BOISE, Idaho (AP) — The University of Idaho will pay $90,000 to settle a lawsuit from members of a Christian law students’ organization who claimed their freedom of speech was violated when the school’s civil rights investigation office issued no-contact orders against them. The settlement, filed in Idaho’s U.S. District Court this week, resolves a […]
University of Idaho settles students’ free speech lawsuit
BOISE, Idaho (AP) — The University of Idaho will pay $90,000 to settle a lawsuit from members of a Christian law students’ organization who claimed their freedom of speech was violated when the school’s civil rights investigation office issued no-contact orders against them.
The settlement, filed in Idaho’s U.S. District Court this week, resolves a case brought by three students belonging to the Christian Legal Society and the law school professor who serves as the group’s faculty advisor. The group sued the university in April, contending the school illegally punished them for expressing their religious beliefs.
In court documents, attorneys for the University of Idaho noted that the no-contact orders were issued after another student reported she felt harassed by group members who had expressed negative opinions regarding her sexuality in person, left her a note about the matter and said they would continue to try to talk to her and other students about it.
As part of the settlement, the university also rescinded the orders. Attorney Tyson Langhofer of the Alliance Defending Freedom, which represented the CLS students, said in a news release that he hoped the settlement would encourage all public universities to support the freedom of students and professors to share their deeply held beliefs on campus.
“Today’s university students will be tomorrow’s leaders, judges and school administrators, so it’s imperative that university officials model the First Amendment freedoms they are supposed to be teaching their students,” Langhofer said.
Jodi Walker, a spokeswoman for the University of Idaho, called the settlement a “business decision” that was made in the best interest of students, the university and the state.
“Litigation costs money and time as well as creates the potential for ongoing trauma to students,” Walker said via email. “The university is often disadvantaged in such a case as laws prevent us from sharing the full story. This case, for us, has always been about safe access to education, which is paramount.”
The conflict that led to the lawsuit arose in the spring after an anti-LGBTQ slur was found written on a whiteboard at the University of Idaho’s Boise campus, roughly 300 miles south of the school’s main campus in Moscow.

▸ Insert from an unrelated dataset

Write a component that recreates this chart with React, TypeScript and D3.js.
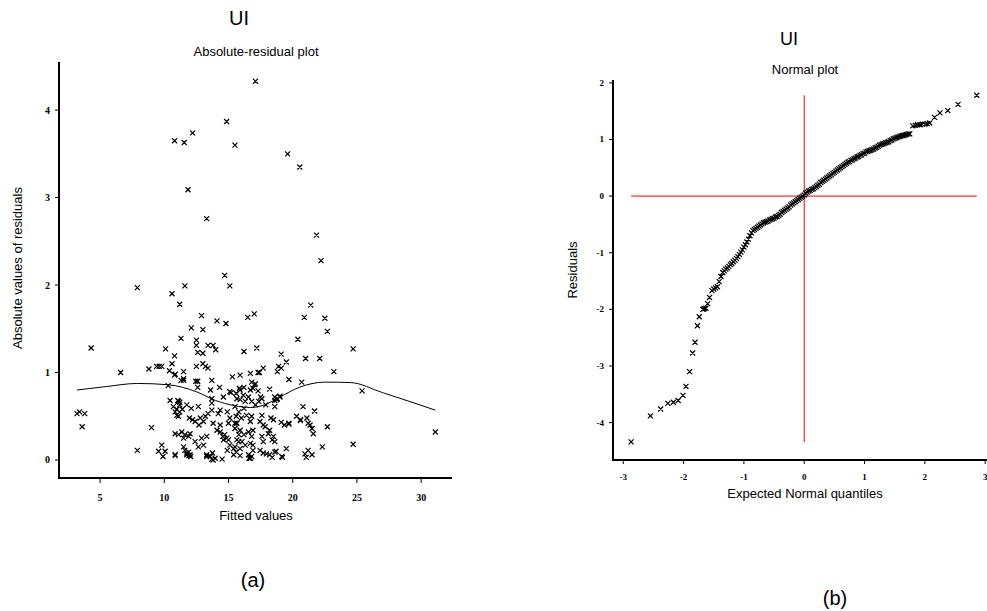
import React from 'react';
import * as d3 from 'd3';

// (a) absolute residuals vs fitted values
const fitted = [
  17.1, 14.85, 12.2, 10.8, 11.55, 15.5, 19.6, 20.55, 11.85, 13.3, 21.85, 22.2, 14.7, 7.9, 11.6, 15.1,
  10.6, 11.2, 21.4, 12.9, 20.9, 22.5, 16.5, 17.0, 14.1, 14.8, 12.1, 13.0, 22.7, 11.3, 12.5, 12.5,
  20.4, 4.3, 10.1, 13.4, 13.8, 14.0, 16.2, 17.2, 24.7, 12.6, 13.0, 19.1, 10.8, 21.0, 22.1, 19.5,
  10.6, 13.0, 13.2, 13.4, 8.8, 9.4, 9.6, 9.8, 12.5, 18.9, 19.1, 18.8, 17.7, 17.4, 6.6, 10.4,
  11.5, 23.2, 11.3, 11.5, 10.8, 13.7, 15.3, 15.9, 16.7, 16.8, 17.0, 17.1, 19.7, 20.7, 12.45, 12.6,
  10.3, 12.6, 14.3, 13.6, 18.2, 15.9, 16.2, 15.6, 25.4, 14.6, 15.2, 17.5, 19.0, 18.8, 18.6, 10.45,
  11.05, 11.2, 13.7, 13.7, 20.8, 3.2, 3.4, 3.8, 3.6, 21.7, 22.7, 9.0, 31.1, 24.7, 22.3, 7.9,
  10.85, 11.5, 15.1, 15.85, 11.1, 11.2, 10.7, 10.97, 10.84, 11.2, 11.4, 11.75, 12.1, 12.65, 10.97, 11.1,
  11.95, 12.2, 12.4, 12.8, 13.05, 12.7, 13.2, 13.7, 14.2, 13.8, 14.35, 14.9, 15.1, 15.6, 15.0, 15.5,
  10.84, 11.1, 11.36, 11.6, 12.0, 11.9, 11.5, 12.4, 12.9, 13.3, 13.05, 12.65, 11.5, 11.6, 11.9, 11.75,
  12.0, 9.8, 9.55, 10.06, 9.9, 10.84, 13.3, 13.57, 13.96, 13.7, 14.35, 14.7, 15.0, 14.6, 15.1, 14.9,
  15.4, 15.6, 15.8, 17.3, 16.7, 16.9, 17.3, 16.15, 15.65, 15.9, 16.3, 16.55, 16.8, 17.1, 17.35, 17.6,
  18.6, 18.75, 19.0, 18.6, 17.9, 15.5, 15.8, 16.2, 16.4, 16.8, 16.0, 15.65, 16.7, 17.6, 17.7, 17.85,
  17.45, 18.3, 18.5, 19.1, 19.35, 19.7, 20.6, 21.1, 21.2, 21.35, 21.5, 21.6, 15.5, 15.9, 15.8, 16.2,
  15.65, 16.05, 16.3, 15.9, 15.5, 16.55, 16.9, 16.8, 16.7, 16.9, 16.55, 16.8, 16.7, 17.6, 17.7, 18.1,
  18.4, 18.5, 18.6, 17.45, 17.7, 17.95, 18.2, 18.6, 19.15, 19.5, 20.95, 21.2, 21.5, 18.2, 18.7, 19.2,
  18.4, 19.7, 20.6, 20.3, 21.05, 10.84, 11.75, 11.9, 12.05, 13.3, 13.8, 14.5, 13.75, 15.4, 15.9, 16.6,
  16.9, 13.4, 14.35, 14.1, 14.55, 14.87,
];
const absResid = [
  4.33, 3.87, 3.74, 3.65, 3.63, 3.60, 3.50, 3.35, 3.09, 2.76, 2.57, 2.28, 2.11, 1.97, 1.99, 1.99,
  1.90, 1.78, 1.77, 1.65, 1.63, 1.62, 1.63, 1.67, 1.59, 1.56, 1.51, 1.49, 1.47, 1.39, 1.37, 1.31,
  1.38, 1.28, 1.27, 1.31, 1.31, 1.26, 1.24, 1.28, 1.27, 1.23, 1.22, 1.21, 1.19, 1.16, 1.16, 1.12,
  1.10, 1.10, 1.07, 1.05, 1.04, 1.07, 1.07, 1.07, 1.07, 1.07, 1.05, 1.01, 1.05, 1.00, 1.00, 1.02,
  1.01, 1.01, 0.91, 0.91, 0.97, 0.91, 0.95, 0.97, 0.99, 0.89, 0.86, 0.87, 0.92, 0.89, 0.90, 0.90,
  0.85, 0.83, 0.83, 0.80, 0.81, 0.80, 0.83, 0.76, 0.79, 0.72, 0.77, 0.72, 0.72, 0.70, 0.68, 0.68,
  0.68, 0.63, 0.70, 0.65, 0.61, 0.53, 0.55, 0.53, 0.38, 0.56, 0.38, 0.37, 0.32, 0.18, 0.15, 0.11,
  0.98, 0.93, 0.78, 0.82, 0.67, 0.66, 0.61, 0.58, 0.55, 0.55, 0.58, 0.63, 0.59, 0.61, 0.51, 0.50,
  0.48, 0.46, 0.44, 0.48, 0.44, 0.40, 0.50, 0.57, 0.53, 0.42, 0.40, 0.55, 0.48, 0.50, 0.42, 0.42,
  0.30, 0.29, 0.32, 0.29, 0.30, 0.27, 0.25, 0.21, 0.25, 0.27, 0.17, 0.15, 0.15, 0.11, 0.09, 0.06,
  0.06, 0.17, 0.10, 0.10, 0.04, 0.06, 0.06, 0.04, 0.02, 0.01, 0.32, 0.29, 0.23, 0.23, 0.17, 0.11,
  0.13, 0.09, 0.21, 1.00, 0.80, 0.82, 0.79, 0.74, 0.70, 0.69, 0.67, 0.72, 0.67, 0.63, 0.67, 0.70,
  0.72, 0.69, 0.73, 0.61, 0.63, 0.61, 0.55, 0.59, 0.51, 0.50, 0.48, 0.42, 0.44, 0.51, 0.40, 0.38,
  0.44, 0.48, 0.46, 0.43, 0.40, 0.41, 0.46, 0.48, 0.42, 0.40, 0.36, 0.30, 0.36, 0.34, 0.29, 0.29,
  0.23, 0.21, 0.17, 0.13, 0.15, 0.32, 0.34, 0.27, 0.19, 0.17, 0.06, 0.04, 0.02, 0.27, 0.21, 0.30,
  0.23, 0.27, 0.21, 0.11, 0.08, 0.07, 0.06, 0.09, 0.04, 0.13, 0.07, 0.11, 0.06, 0.34, 0.10, 0.03,
  0.03, 0.42, 0.45, 0.50, 0.03, 0.05, 0.08, 0.05, 0.04, 0.04, 0.00, 0.01, 0.08, 0.06, 0.05, 0.02,
  0.11, 0.53, 0.57, 0.34, 0.27, 0.25,
];
// smoother through the absolute residuals
const smoothX = [3.2, 5.5, 7.9, 10.3, 12.5, 14.0, 15.5, 16.7, 17.8, 19.0, 20.5, 22.5, 24.5, 27.0, 31.1];
const smoothY = [0.80, 0.84, 0.875, 0.86, 0.78, 0.68, 0.62, 0.60, 0.63, 0.72, 0.83, 0.89, 0.885, 0.77, 0.57];

// (b) normal plot: expected quantile and sorted residual
const normQuant = [
  -2.87, -2.55, -2.38, -2.26, -2.17, -2.09, -2.01, -1.96, -1.90, -1.85, -1.81, -1.77, -1.74, -1.68, -1.66, -1.63,
  -1.60, -1.57, -1.53, -1.50, -1.47, -1.44, -1.41, -1.38,
  -1.35, -1.325, -1.30, -1.275, -1.25, -1.225, -1.20, -1.175, -1.15, -1.125, -1.10, -1.075, -1.05, -1.025,
  -1.00, -0.975, -0.95, -0.925, -0.90, -0.875, -0.85, -0.825, -0.80, -0.775, -0.75, -0.725, -0.70, -0.675,
  -0.65, -0.625, -0.60, -0.575, -0.55, -0.525, -0.50, -0.475, -0.45, -0.425, -0.40, -0.375, -0.35, -0.325,
  -0.30, -0.275, -0.25, -0.225, -0.20, -0.175, -0.15, -0.125, -0.10, -0.075, -0.05, -0.025, 0.00, 0.025,
  0.05, 0.075, 0.10, 0.125, 0.15, 0.175, 0.20, 0.225, 0.25, 0.275, 0.30, 0.325, 0.35, 0.375, 0.40, 0.425,
  0.45, 0.475, 0.50, 0.525, 0.55, 0.575, 0.60, 0.625, 0.65, 0.675, 0.70, 0.725, 0.75, 0.775, 0.80, 0.825,
  0.85, 0.875, 0.90, 0.925, 0.95, 0.975, 1.00, 1.025, 1.05, 1.075, 1.10, 1.125, 1.15, 1.175, 1.20, 1.225,
  1.25, 1.275, 1.30, 1.325, 1.35, 1.375, 1.40, 1.425, 1.45, 1.475, 1.50, 1.525, 1.55, 1.575, 1.60, 1.625,
  1.65, 1.675, 1.70, 1.725, 1.75,
  1.80, 1.84, 1.88, 1.92, 1.96, 2.00, 2.04, 2.08, 2.16, 2.25, 2.38, 2.55, 2.86,
];
const residuals = [
  -4.34, -3.88, -3.76, -3.66, -3.64, -3.61, -3.52, -3.36, -3.10, -2.77, -2.58, -2.29, -2.13, -2.00, -1.99, -1.98,
  -1.90, -1.79, -1.67, -1.64, -1.62, -1.60, -1.51, -1.42,
  -1.35, -1.32, -1.29, -1.27, -1.24, -1.21, -1.19, -1.16, -1.13, -1.10, -1.07, -1.03, -0.99, -0.95,
  -0.90, -0.86, -0.81, -0.76, -0.70, -0.65, -0.61, -0.59, -0.57, -0.55, -0.53, -0.51, -0.49, -0.47,
  -0.46, -0.45, -0.44, -0.42, -0.41, -0.40, -0.39, -0.37, -0.36, -0.34, -0.32, -0.29, -0.27, -0.25,
  -0.23, -0.21, -0.19, -0.16, -0.14, -0.12, -0.10, -0.08, -0.06, -0.04, -0.02, 0.00, 0.02, 0.05,
  0.07, 0.09, 0.10, 0.12, 0.13, 0.15, 0.17, 0.19, 0.21, 0.24, 0.26, 0.28, 0.30, 0.32, 0.34, 0.36,
  0.38, 0.40, 0.42, 0.44, 0.46, 0.48, 0.50, 0.52, 0.54, 0.56, 0.58, 0.60, 0.61, 0.63, 0.64, 0.66,
  0.67, 0.69, 0.70, 0.72, 0.73, 0.75, 0.76, 0.78, 0.79, 0.80, 0.81, 0.82, 0.83, 0.85, 0.86, 0.88,
  0.90, 0.91, 0.92, 0.93, 0.94, 0.95, 0.96, 0.98, 0.99, 1.01, 1.02, 1.03, 1.04, 1.05, 1.06, 1.07,
  1.07, 1.08, 1.09, 1.10, 1.10,
  1.24, 1.25, 1.26, 1.26, 1.27, 1.27, 1.28, 1.29, 1.39, 1.47, 1.51, 1.62, 1.78,
];

const leftYTicks = [0, 1, 2, 3, 4];
const leftXTicks = [5, 10, 15, 20, 25, 30];
const rightYTicks = [-4, -3, -2, -1, 0, 1, 2];
const rightXTicks = [-3, -2, -1, 0, 1, 2, 3];

const sans = '"Liberation Sans", Arial, sans-serif';
const serif = '"Liberation Serif", "Times New Roman", serif';

// an "x" marker
function cross(x, y, s = 2.5) {
  return `M${x - s},${y - s}L${x + s},${y + s}M${x - s},${y + s}L${x + s},${y - s}`;
}

export default function App() {
  const xA = d3.scaleLinear().domain([1.8, 32.4]).range([59, 452]);
  const yA = d3.scaleLinear().domain([-0.206, 4.55]).range([478, 62]);
  const xB = d3.scaleLinear().domain([-3.17, 3.03]).range([613, 987]);
  const yB = d3.scaleLinear().domain([-4.66, 2.05]).range([460, 80]);

  const smoothPath = d3.line()
    .x((d) => xA(d[0]))
    .y((d) => yA(d[1]))
    .curve(d3.curveMonotoneX)(smoothX.map((x, i) => [x, smoothY[i]]));

  const aPts = fitted.map((x, i) => cross(xA(x), yA(absResid[i]))).join('');
  const bPts = normQuant.map((q, i) => cross(xB(q), yB(residuals[i]))).join('');

  const qExt = d3.extent(normQuant);
  const rExt = d3.extent(residuals);

  return (
    <div style={{ position: 'absolute', left: 0, top: 0 }}>
      <svg width={987} height={611} style={{ display: 'block', background: '#fff' }}>
        {/* (a) */}
        <text x={239} y={25} textAnchor="middle" fontFamily={sans} fontSize={20}>UI</text>
        <text x={256} y={56} textAnchor="middle" fontFamily={sans} fontSize={13}>Absolute-residual plot</text>

        <line x1={59} x2={59} y1={62} y2={479} stroke="#000" strokeWidth={2} />
        <line x1={58} x2={452} y1={478} y2={478} stroke="#000" strokeWidth={2} />
        {leftYTicks.map((t) => (
          <g key={'ay' + t}>
            <line x1={55} x2={59} y1={yA(t)} y2={yA(t)} stroke="#000" strokeWidth={1} />
            <text x={50} y={yA(t) + 3.5} textAnchor="end" fontFamily={serif} fontWeight="bold" fontSize={10}>{t}</text>
          </g>
        ))}
        {leftXTicks.map((t) => (
          <g key={'ax' + t}>
            <line x1={xA(t)} x2={xA(t)} y1={478} y2={483} stroke="#000" strokeWidth={1} />
            <text x={xA(t)} y={501} textAnchor="middle" fontFamily={serif} fontWeight="bold" fontSize={10}>{t}</text>
          </g>
        ))}
        <text x={256} y={520} textAnchor="middle" fontFamily={sans} fontSize={13}>Fitted values</text>
        <text transform="translate(22,268) rotate(-90)" textAnchor="middle" fontFamily={sans} fontSize={13}>
          Absolute values of residuals
        </text>

        <path d={aPts} stroke="#000" strokeWidth={1.2} fill="none" />
        <path d={smoothPath} stroke="#000" strokeWidth={1} fill="none" />

        <text x={253} y={587} textAnchor="middle" fontFamily={sans} fontSize={20}>(a)</text>

        {/* (b) */}
        <text x={789} y={45} textAnchor="middle" fontFamily={sans} fontSize={18}>UI</text>
        <text x={805} y={74} textAnchor="middle" fontFamily={sans} fontSize={13}>Normal plot</text>

        <line x1={613} x2={613} y1={80} y2={461} stroke="#000" strokeWidth={2} />
        <line x1={612} x2={987} y1={460} y2={460} stroke="#000" strokeWidth={2} />
        {rightYTicks.map((t) => (
          <g key={'by' + t}>
            <line x1={609} x2={613} y1={yB(t)} y2={yB(t)} stroke="#000" strokeWidth={1} />
            <text x={604} y={yB(t) + 3} textAnchor="end" fontFamily={serif} fontWeight="bold" fontSize={9}>{t}</text>
          </g>
        ))}
        {rightXTicks.map((t) => (
          <g key={'bx' + t}>
            <line x1={xB(t)} x2={xB(t)} y1={460} y2={464} stroke="#000" strokeWidth={1} />
            <text x={xB(t)} y={480} textAnchor="middle" fontFamily={serif} fontWeight="bold" fontSize={9}>{t}</text>
          </g>
        ))}
        <text x={805} y={498} textAnchor="middle" fontFamily={sans} fontSize={13}>Expected Normal quantiles</text>
        <text transform="translate(577,270) rotate(-90)" textAnchor="middle" fontFamily={sans} fontSize={13}>Residuals</text>

        <line x1={xB(qExt[0])} x2={xB(qExt[1])} y1={yB(0)} y2={yB(0)} stroke="#f00" strokeWidth={1} />
        <line x1={xB(0)} x2={xB(0)} y1={yB(rExt[1])} y2={yB(rExt[0])} stroke="#f00" strokeWidth={1} />
        <path d={bPts} stroke="#000" strokeWidth={1.2} fill="none" />

        <text x={835} y={605} textAnchor="middle" fontFamily={sans} fontSize={20}>(b)</text>
      </svg>
    </div>
  );
}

In response, the College of Law held a public event in Moscow to condemn the slur and support the community.
Members of the CLS, which requires its members follow a code that includes renouncing any sex outside of heterosexual marriage as “immoral conduct,” attended the event and prayed publicly.
A university student referred to as Ms. Doe in court documents questioned why the CLS students were there, noting the group’s stance toward LGBTQ rights. What happened next is a matter of dispute.
Attorneys for the CLS students said they responded respectfully, explaining their beliefs based on their interpretation of the Bible.
But lawyers for the university said that explanation included a CLS member saying LGBTQ people would go to the “gallows of hell” if they didn’t “repent for their sins,” and that the faculty advisor, Richard Seamon, reinforced their statements. The encounter left Doe in tears, attorneys for the university said.
The next day, the CLS member who made the speech sent out a group email to faculty members and students, saying in part that he regretted he didn’t say more about his religious beliefs and that he may seek out some of the students who attended to talk further, attorneys for the university wrote in court documents.
A few days later, Doe found a handwritten note left by another CLS member on her desk inviting her to discuss the matter. Doe, who also took classes from Seamon, told university officials that the contact made her uncomfortable and felt harassing, and asked that the school issue no-contact orders to everyone involved, including herself, so that she could feel safe on campus.
After the CLS members sued, a federal judge ordered the university to rescind the orders in July, noting that the woman who made the complaint did not allege that any sexual harassment took place. The judge also said the defendants were likely to succeed in arguing that their First Amendment rights were violated.